Actually, we are not saying that humans are control systems; we are saying
that each human is a _hierarchical organization_ of many perceptual
control systems, each controlling a different perceptual variable.
I don't think we are being "glib" when we identify a control system after
carefully testing to determine that people can and do keep certain variables
under control. We have overwhelming evidence that people control
many different variables; have you read "Mind Readings", my collection
of papers describing experimental studies of control? Have you read the
experiments done by Bourbon, Robertson and Powers? We're not being
glib at all when we say that people -- and all living systems -- control.
We're being honest.
What is "glib" is the acceptance of an untested assumption about human
behavior -- the assumption that human behavior is _not_ purposeful;
that behavior is a "response" rather than a process of perceptual control.
Conventional behavioral scientists (like yourself) have glibly ignored
William James' elegant description (in the "Principles") of a method
(equivalent to the Test) that can be used to discriminate purposeful
systems (like Romeo) from non-purposeful ones (like iron filings).
Conventional behavioral scientists have glibly carried on as though there
were no difference between Romeo moving toward Juliet and filings
moving toward a magnet, between Mozart molding the Requim and the
Colorado molding the Grand Canyon, between a pilot landing at Anchorage
airport and a marble landing at the bottom of a bowl. That's _glib_.
I have been reading J.A. Scott Kelso's book _Dynamic Patters: The Self-
Organization of Brain and Behavor_, and he has a very different view of
the whole process involving principles of self-organization that
apparently subsumes much of what control-systems do.
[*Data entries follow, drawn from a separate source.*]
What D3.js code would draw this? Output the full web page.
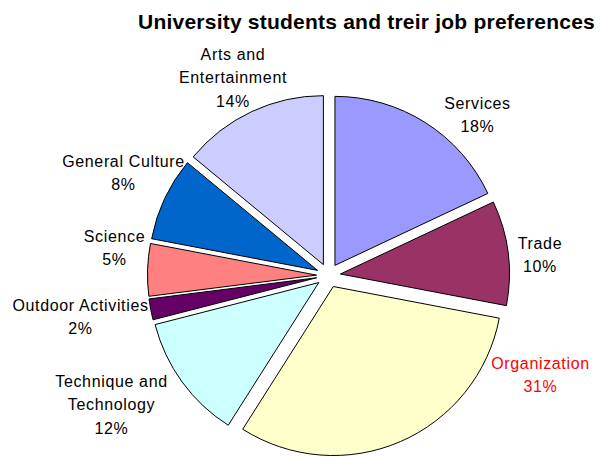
<!DOCTYPE html>
<html>
<head>
<meta charset="utf-8">
<script src="https://cdn.jsdelivr.net/npm/d3@7"></script>
<style>
  html, body { margin: 0; padding: 0; background: #fff; }
  svg { display: block; font-family: "Liberation Sans", Arial, sans-serif; }
</style>
</head>
<body>
<svg id="chart" width="601" height="457"></svg>
<script>
// Job preferences of university students, in percent
const categories = ["Services", "Trade", "Organization", "Technique and Technology",
                    "Outdoor Activities", "Science", "General Culture", "Arts and Entertainment"];
const shares = [18, 10, 31, 12, 2, 5, 8, 14];
const sliceColors = ["#9999FF", "#993366", "#FFFFCC", "#CCFFFF",
                     "#660066", "#FF8080", "#0066CC", "#CCCCFF"];
const labelColors = ["#000", "#000", "#FF0000", "#000", "#000", "#000", "#000", "#000"];

// Label anchors (centre x, first baseline) relative to the pie centre
const labelOffsets = [
  [149, -167], [211.5, -26.5], [212, 93.5], [-217, 111.5],
  [-248, 35.5], [-214, -33.5], [-205, -108.5], [-95.5, -215.5]
];

const width = 601, height = 457;
const cx = 328.5, cy = 275.5;
const radius = 169;
const explode = 12;
const lineHeight = 23.3;

const svg = d3.select("#chart");

svg.append("text")
  .attr("x", 366.5)
  .attr("y", 29)
  .attr("text-anchor", "middle")
  .style("font-weight", "bold")
  .style("font-size", "21px")
  .style("letter-spacing", "0.22px")
  .attr("fill", "#000")
  .text("University students and treir job preferences");

const data = categories.map((name, i) => ({ name, value: shares[i], i }));

const pie = d3.pie().sort(null).value(d => d.value).startAngle(0).endAngle(2 * Math.PI);
const arc = d3.arc().innerRadius(0).outerRadius(radius);

const g = svg.append("g").attr("transform", `translate(${cx},${cy})`);

g.selectAll("path.slice")
  .data(pie(data))
  .join("path")
  .attr("class", "slice")
  .attr("d", arc)
  .attr("transform", d => {
    const a = (d.startAngle + d.endAngle) / 2;
    return `translate(${explode * Math.sin(a)},${-explode * Math.cos(a)})`;
  })
  .attr("fill", d => sliceColors[d.data.i])
  .attr("stroke", "#000")
  .attr("stroke-width", 1)
  .attr("stroke-linejoin", "round");

// Category label split after "and", then the percentage line
function labelLines(d) {
  const m = d.name.match(/^(.* and) (.*)$/);
  const lines = m ? [m[1], m[2]] : [d.name];
  lines.push(d.value + "%");
  return lines;
}

const labels = g.selectAll("text.label")
  .data(data)
  .join("text")
  .attr("class", "label")
  .attr("text-anchor", "middle")
  .style("font-size", "16px")
  .style("letter-spacing", "0.65px")
  .attr("fill", d => labelColors[d.i]);

labels.each(function (d) {
  const [ox, oy] = labelOffsets[d.i];
  d3.select(this).selectAll("tspan")
    .data(labelLines(d))
    .join("tspan")
    .attr("x", ox)
    .attr("y", (t, k) => oy + k * lineHeight)
    .text(t => t);
});
</script>
</body>
</html>
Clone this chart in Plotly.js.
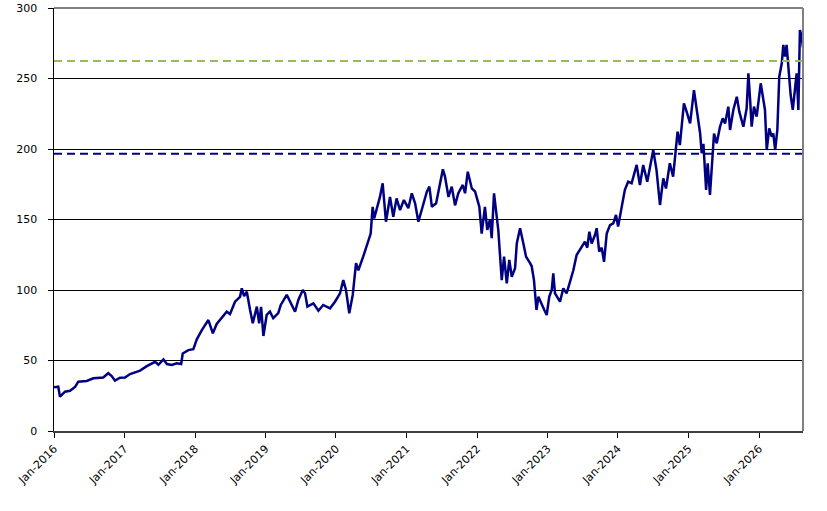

Kelso has a different view because he has never bothered testing to see if
his "self-organizing systems" or the (systems they model) actually control.
Kelso's self-organizing systems are nothing but complicated versions of
marbles in bowls, pendula on strings and masses on springs; they are
dynamic systems that return to a stable state (bottom of bowl, plumb,
balanced forces) after a transient disturbance.
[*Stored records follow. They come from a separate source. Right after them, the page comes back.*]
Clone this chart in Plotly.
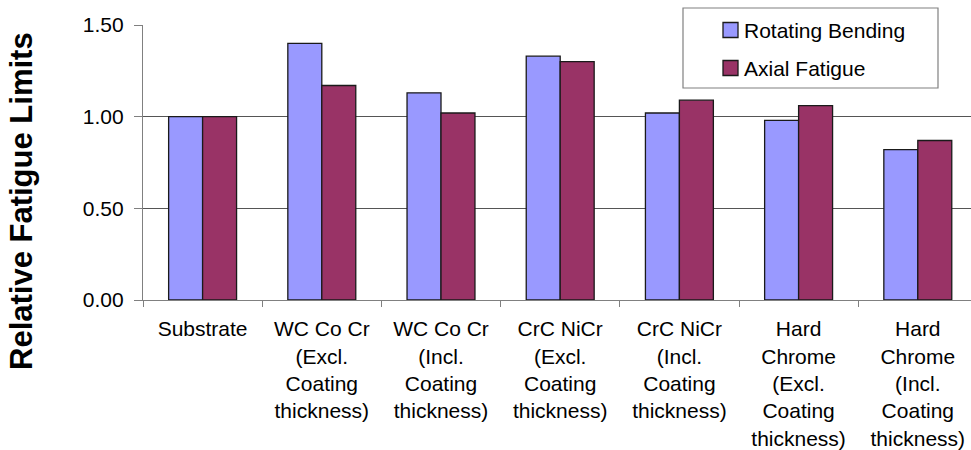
import plotly.graph_objects as go

# Categories (multi-line labels) and relative fatigue limits per test type
categories = [
    "Substrate",
    "WC Co Cr<br>(Excl.<br>Coating<br>thickness)",
    "WC Co Cr<br>(Incl.<br>Coating<br>thickness)",
    "CrC NiCr<br>(Excl.<br>Coating<br>thickness)",
    "CrC NiCr<br>(Incl.<br>Coating<br>thickness)",
    "Hard<br>Chrome<br>(Excl.<br>Coating<br>thickness)",
    "Hard<br>Chrome<br>(Incl.<br>Coating<br>thickness)",
]
series_names = ["Rotating Bending", "Axial Fatigue"]
rotating_bending = [1.00, 1.40, 1.13, 1.33, 1.02, 0.98, 0.82]
axial_fatigue = [1.00, 1.17, 1.02, 1.30, 1.09, 1.06, 0.87]
y_tick_values = [0.0, 0.5, 1.0, 1.5]
y_tick_labels = ["0.00", "0.50", "1.00", "1.50"]

colors = ["#9999FF", "#993366"]
FONT = "Liberation Sans, Arial, sans-serif"

W, H = 971, 450
M_L, M_R, M_T, M_B = 143, 0, 25, 150
plot_w = W - M_L - M_R
plot_h = H - M_T - M_B


def px_x(p):
    return (p - M_L) / plot_w


def px_y(p):
    return (H - M_B - p) / plot_h


fig = go.Figure()
for name, vals, col in zip(series_names, [rotating_bending, axial_fatigue], colors):
    fig.add_trace(go.Bar(
        x=categories, y=vals, name=name,
        marker=dict(color=col, line=dict(color="#1a1a1a", width=1.3)),
        showlegend=False,
    ))

# Boxed legend drawn on top of the plot
shapes = [dict(type="rect", xref="paper", yref="paper",
               x0=px_x(683), x1=px_x(938), y0=px_y(88), y1=px_y(8),
               fillcolor="white", line=dict(color="#808080", width=1.2),
               layer="above")]
annotations = []
for i, (name, col) in enumerate(zip(series_names, colors)):
    cy = 30 + i * 38
    shapes.append(dict(type="rect", xref="paper", yref="paper",
                       x0=px_x(723), x1=px_x(738), y0=px_y(cy + 7.5), y1=px_y(cy - 7.5),
                       fillcolor=col, line=dict(color="#1a1a1a", width=1.3),
                       layer="above"))
    annotations.append(dict(text=name, xref="paper", yref="paper",
                            x=px_x(742), y=px_y(cy), xanchor="left", yanchor="middle",
                            showarrow=False, font=dict(family=FONT, size=21, color="black")))

annotations.append(dict(text="<b>Relative Fatigue Limits</b>", xref="paper", yref="paper",
                        x=px_x(21.5), y=px_y(201.5), xanchor="center", yanchor="middle",
                        textangle=-90, showarrow=False,
                        font=dict(family=FONT, size=31, color="black")))

fig.update_layout(
    width=W, height=H,
    margin=dict(l=M_L, r=M_R, t=M_T, b=M_B),
    paper_bgcolor="white", plot_bgcolor="white",
    barmode="group", bargap=0.43, bargroupgap=0,
    font=dict(family=FONT, size=21, color="black"),
    shapes=shapes, annotations=annotations,
    xaxis=dict(
        range=[-0.5, -0.5 + plot_w / 119.2],
        tickson="boundaries", ticks="outside", ticklen=6, tickcolor="#808080",
        showline=True, linecolor="#808080", linewidth=1.2,
        showgrid=False, tickangle=0, ticklabelstandoff=10,
        tickfont=dict(family=FONT, size=21, color="black"),
    ),
    yaxis=dict(
        range=[0, 1.5], tickvals=y_tick_values, ticktext=y_tick_labels,
        ticks="outside", ticklen=8, tickcolor="#808080",
        showline=True, linecolor="#808080", linewidth=1.2,
        showgrid=True, gridcolor="#555555", gridwidth=1,
        zeroline=False, ticklabelstandoff=6,
        tickfont=dict(family=FONT, size=21, color="black"),
    ),
)

fig.write_html("out.html")
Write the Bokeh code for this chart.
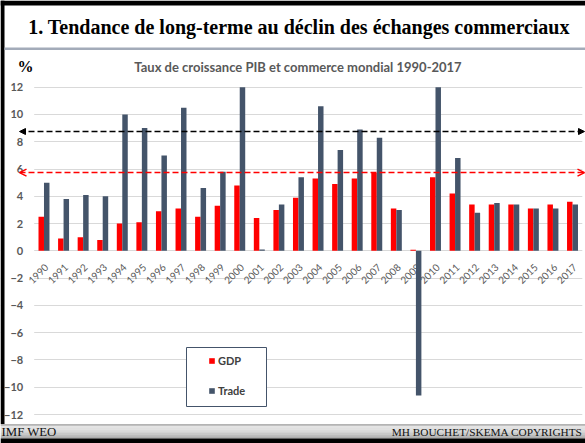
from math import pi
from bokeh.plotting import figure
from bokeh.models import (ColumnDataSource, Range1d, FixedTicker, BoxAnnotation,
                          Label, Legend, LegendItem, Arrow, NormalHead, OpenHead)
from bokeh.transform import dodge
from bokeh.core.properties import value
from bokeh.embed import file_html
from bokeh.resources import INLINE

# ---------------- data ----------------
years = [1990, 1991, 1992, 1993, 1994, 1995, 1996, 1997, 1998, 1999,
         2000, 2001, 2002, 2003, 2004, 2005, 2006, 2007, 2008, 2009,
         2010, 2011, 2012, 2013, 2014, 2015, 2016, 2017]
year_labels = ["1990", "1991", "1992", "1993", "1994", "1995", "1996", "1997", "1998", "1999",
               "2000", "2001", "2002", "2003", "2004", "2005", "2006", "2007", "2008", "2009",
               "2010", "2011", "2012", "2013", "2014", "2015", "2016", "2017"]
gdp = [2.5, 0.9, 1.0, 0.8, 2.0, 2.1, 2.9, 3.1, 2.5, 3.3,
       4.8, 2.4, 3.0, 3.9, 5.3, 4.9, 5.3, 5.7, 3.1, 0.08,
       5.4, 4.2, 3.4, 3.4, 3.4, 3.1, 3.4, 3.6]
trade = [5.0, 3.8, 4.1, 4.0, 10.0, 9.0, 7.0, 10.5, 4.6, 5.8,
         12.0, 0.1, 3.4, 5.4, 10.6, 7.4, 8.9, 8.3, 3.0, -10.6,
         12.0, 6.8, 2.8, 3.5, 3.4, 3.1, 3.1, 3.4]
y_ticks = [-12, -10, -8, -6, -4, -2, 0, 2, 4, 6, 8, 10, 12]
trade_ref_level = 8.75
gdp_ref_level = 5.74
series_names = ["GDP", "Trade"]

title_text = "1. Tendance de long-terme au déclin des échanges commerciaux"
chart_title = "Taux de croissance PIB et commerce mondial 1990-2017"
unit_text = "%"
source_text = "IMF WEO"
copyright_text = "MH BOUCHET/SKEMA COPYRIGHTS"

# ---------------- layout (canvas pixels) ----------------
W, H = 585, 443
PL, PR, PT, PB = 33.7, 581.8, 86.7, 414.0     # plot-area edges on the canvas
n = len(years)
px_per_year = (PR - PL) / n
px_per_unit = (PB - PT) / (y_ticks[-1] - y_ticks[0])
x_left_edge = years[0] - 0.5
x_lo = x_left_edge - PL / px_per_year
x_hi = x_left_edge + (W - PL) / px_per_year
y_lo = y_ticks[0] - (H - PB) / px_per_unit
y_hi = y_ticks[-1] + PT / px_per_unit


def cx(px):  # canvas px -> x data
    return x_lo + px / px_per_year


GDP_COLOR = "#ff0000"
TRADE_COLOR = "#44546a"
LABEL_GRAY = "#595959"

src = ColumnDataSource(dict(year=years, label=year_labels, gdp=gdp, trade=trade))

p = figure(width=W, height=H, x_range=Range1d(x_lo, x_hi), y_range=Range1d(y_lo, y_hi),
           output_backend="svg", toolbar_location=None, x_axis_location=None,
           min_border=0, min_border_left=0, min_border_right=0, min_border_top=0, min_border_bottom=0,
           outline_line_color=None, background_fill_color="white", border_fill_color="white")

p.yaxis.fixed_location = x_left_edge
p.yaxis.ticker = FixedTicker(ticks=y_ticks)
p.yaxis.axis_line_color = None
p.yaxis.major_tick_line_color = None
p.yaxis.minor_tick_line_color = None
p.yaxis.major_tick_out = 0
p.yaxis.major_tick_in = 0
p.yaxis.major_label_standoff = 11
p.yaxis.major_label_text_font = "Lato"
p.yaxis.major_label_text_font_style = "bold"
p.yaxis.major_label_text_font_size = "11px"
p.yaxis.major_label_text_color = LABEL_GRAY
p.ygrid.grid_line_color = "#d9d9d9"
p.xgrid.visible = False

TEXT_SHIFT = 5  # compensation for label baseline placement


def cbox(x0, y0, x1, y1, color, line=None, level="annotation"):
    return BoxAnnotation(left=x0, right=x1, top=H - y0, bottom=H - y1,
                         left_units="screen", right_units="screen",
                         top_units="screen", bottom_units="screen",
                         fill_color=color, fill_alpha=1.0, level=level,
                         line_color=line, line_alpha=1.0 if line else 0.0, line_width=1)


def clabel(x, y, text, font, size, style="normal", color="black", align="left", baseline="alphabetic"):
    return Label(x=x, y=H - (y - TEXT_SHIFT), x_units="screen", y_units="screen", text=text,
                 text_font=font, text_font_size=size, text_font_style=style,
                 text_color=color, text_align=align, text_baseline=baseline)


# keep gridlines inside the plot area
p.add_layout(cbox(0, 0, PL, H, "white", level="underlay"))
p.add_layout(cbox(PR, 0, W, H, "white", level="underlay"))

# year labels under the zero line
p.text(x="year", y=0, text="label", source=src, angle=pi / 4,
       text_align="center", text_baseline="middle", x_offset=-5.5, y_offset=23,
       text_font=value("Lato"), text_font_size="10px", text_color=LABEL_GRAY)

r_gdp = p.vbar(x=dodge("year", -0.14), top="gdp", width=0.28, source=src,
               fill_color=GDP_COLOR, line_color=None)
r_trade = p.vbar(x=dodge("year", 0.14), top="trade", width=0.28, source=src,
                 fill_color=TRADE_COLOR, line_color=None)

# reference dashed arrows
p.add_layout(Arrow(x_start=cx(19), y_start=trade_ref_level, x_end=cx(584), y_end=trade_ref_level,
                   start=NormalHead(size=6, fill_color="black", line_color="black"),
                   end=NormalHead(size=6, fill_color="black", line_color="black"),
                   line_color="black", line_width=1.5, line_dash="6 3"))
p.add_layout(Arrow(x_start=cx(19), y_start=gdp_ref_level, x_end=cx(584), y_end=gdp_ref_level,
                   start=OpenHead(size=7, line_color=GDP_COLOR, line_width=1.5),
                   end=OpenHead(size=7, line_color=GDP_COLOR, line_width=1.5),
                   line_color=GDP_COLOR, line_width=1.5, line_dash="6 3"))

# slide decorations
p.add_layout(cbox(0, 0, W, 5, "black"))
p.add_layout(cbox(0, 0, 4, 423.5, "black"))
p.add_layout(cbox(4, 47, W, 49.5, "#a3abb9"))
footer_cols = ["#b4b4b4", "#e4e4e4", "#e0e0e0", "#dadada", "#d2d2d2", "#c8c8c8", "#bcbcbc", "#acacac"]
f0, f1 = 423.5, 438.0
step = (f1 - f0) / len(footer_cols)
for i, c in enumerate(footer_cols):
    p.add_layout(cbox(0, f0 + i * step, W, f0 + (i + 1) * step + 0.3, c))
p.add_layout(cbox(0, f1, W, H, "black"))

p.add_layout(clabel(298.5, 31.5, title_text, "Liberation Serif", "20px", "bold", align="center"))
p.add_layout(clabel(17, 70.5, unit_text, "Liberation Serif", "16px", "bold"))
p.add_layout(clabel(297.5, 71, chart_title, "Lato", "13px", "bold", LABEL_GRAY, "center"))
p.add_layout(clabel(1, 436.5, source_text, "Liberation Serif", "12.8px", "normal", "#111111"))
p.add_layout(clabel(582, 436.5, copyright_text, "Liberation Serif", "11.3px", "normal", "#111111", "right"))

# legend
p.add_layout(cbox(186, 347, 266, 406, "white", TRADE_COLOR))
legend = Legend(items=[LegendItem(label=series_names[0], renderers=[r_gdp]),
                       LegendItem(label=series_names[1], renderers=[r_trade])],
                location=(208, H - 397), orientation="vertical",
                glyph_width=7, glyph_height=7, label_height=12, label_standoff=3,
                spacing=17, padding=0, margin=0, border_line_color=None,
                background_fill_alpha=0.0, label_text_font="Lato", label_text_font_style="bold",
                label_text_font_size="11px", label_text_color="#404040")
p.add_layout(legend, "center")

open("out.html", "w").write(file_html(p, INLINE))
Kelso and associates have used one kind of "self-organizing system" -- a
mass on a spring -- as a model of hand positioning; adjustments of the
spring constant (which models adjustments of arm muscle tension) lead
to changes in the position of the mass (hand). The mass (model hand)
returns to its original position after a transient force disturbance to the
mass; but it remains out of position as long the force is applied to the
mass. Compare this to what happens when you apply a constant force to
someone's outstretched hand; if the force is not overwhelming, the hand
remains where it was before the force was applied; there is virtually no
displacement at all; the force does not have its expected effect. A simple
application of the Test would have saved Kelso a lot of wasted effort --
and the world of behavioral science a lot of confusion
So, I return to fundamentals.
What are the fundamentals, from your perspective? What could be more
fundamental to behavioral science than understanding the nature of
behavior itself?
PCT shows that the term "behavior" is ambiguous -- it refers to all results
of a system's actions. For most systems -- non-living systems -- all results
of actions are the same; they are (as Homer Simpson once said) just a bunch
of stuff that happens. PCT shows that for a certain kind of system -- a
control system -- all results of action are _not_ the same; some results are
_intended_ and some are not. PCT shows that you must know what kind of
"behavior" you are dealing with -- intended or unintended results of action --
before you can explain why these results occurred. The laws of physics and
chemistry already do a great job of explaining unintended results; control
theory, however, is required to explain intended results.
Rather than returning to the "fundamentals" it looks to me like you have
returned to the misconceptions (if you ever left).